Newgate prison cell, 1856
The physical body is very present in this poem. It begins with the human face contrasted with the "Ponderous face" of the prison. Its window eyes are viewed with our eyes. Our feet feel the floor, we hear its noises; we recall splashing in pools of water. But the essence of the poem centers on freedom. 
        Should we mourn the loss of childish freedom when unfettered life is "Too wide" to comprehend or negotiate?  Freedom may have been as lovely to a child as the cheek of its mother, but even that image reminds us that children are held in loving bonds to their parents. Childish pleasures, Dickinson implies, give way to a "Geometric Joy" where immersion in confinement produces the sort of mindfulness espoused by sages and ascetics. 
        If all we can now see of the sun, so long taken for granted, is its light filtering through prison windows at predictable times, we respond with "gratitude". The noisy planks converse with our feet, becoming over time a sweeter sound than that of our childhood "plashing". This is is a walking meditation Dickinson describes. Joy can be found in the geometry of a cell. 
        This is not indicative of agoraphobia as Maryanne M. Garbowsky ("The House Without the Door: A Study of Emily Dickinson and the Illness of Agoraphobia") has suggested, but rather an insight into transcendence. How do we transcend the prison of our earthly existence? Not, according to this poem, by travel or adventure or the pursuit of wealth or ambition; but rather by self knowledge. For I think that Dickinson's metaphor can be read not only that earthly life is a prison, but that we ourselves are both prisoner and prison.
        We exchange the hope of youth, the dreams we had, for contentment, a much quieter and less exciting state of being. We avoid "The Liberty we knew" as something unmanageable and quite beyond our grasp. The transcendence of the "stint" comes when we find the sweetness, the "Demurer Circuit", and that "Geometric Joy. 
        Despite all that, I do not think that Dickinson is celebrating the "stint"; she paints a rather meager transcendence and an over-all cramped vision of life. And it is rather sad to read the poem written, in Franklin's chronology, just previous to this one, "It was given to me by the Gods"  [F455], where she exults in her youthful discovery of poetic talent:

Rich! 'Twas Myself – was rich –
To take the name of Gold –
And Gold to own – in solid Bars –
The Difference – made me bold –

It was in her small bedroom where Dickinson dreamed and wrote. She increasingly chose that room over all other places. Adreinne Rich, in her marvellous essay on Dickinson, "Vesuvius at Home",  wrote:
Her niece Martha told of visiting her in her corner bedroom on the second floor at 280 Main Street, Amherst, and of how Emily Dickinson made as if to lock the door with an imaginary key, turned and said, “Matty: here’s freedom.”

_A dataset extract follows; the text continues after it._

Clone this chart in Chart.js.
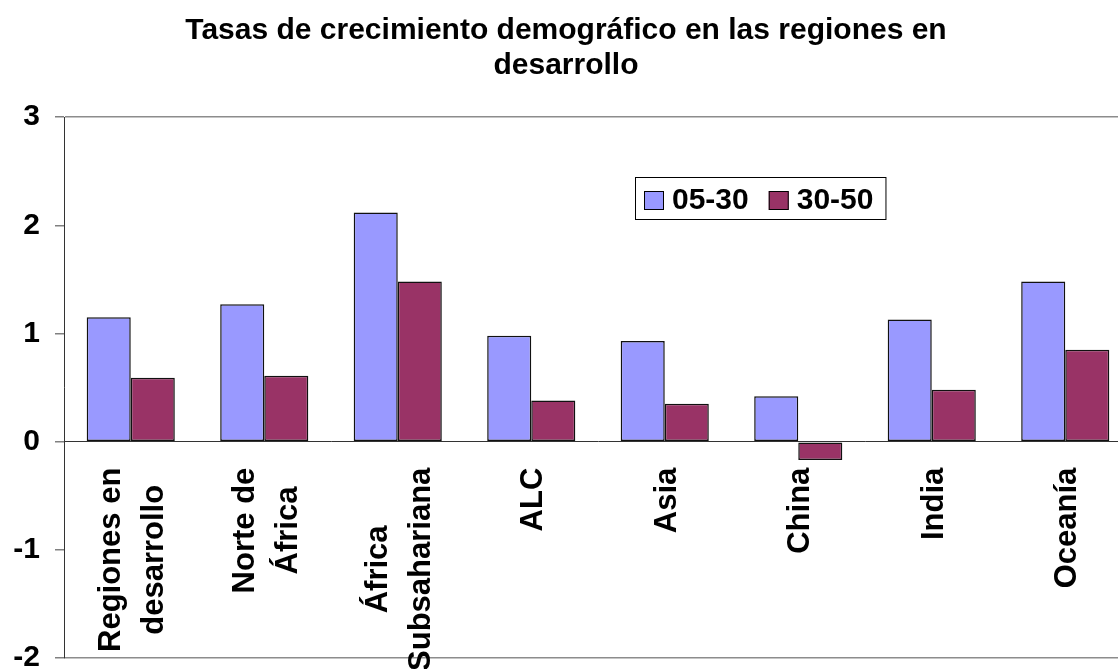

So while the poem isn't really celebratory, it is a reflection of Dickinson's own transcendence of her "narrow Round" and "Phantasm steel". 



The first two stanzas alternate iambic tetrameter with iambic trimeter – a common ballad structure. But beginning with the third stanza Dickinson uses iambic trimeter in all but the third line. The effect is to emphasize the last words of the first two lines of each stanza: Planks / feet; Pools / Boy; Key / Day; steel / Night / stint / Hope / knew / Dream. 
        Each word is one syllable; most have a long, lingering vowels. One exception, "stint", cuts through the slow sounds around it (narrow Round, slow exchange of Hope), adding extra emphasis on the word that in its double meaning of limitation and task is at the heart of the poem.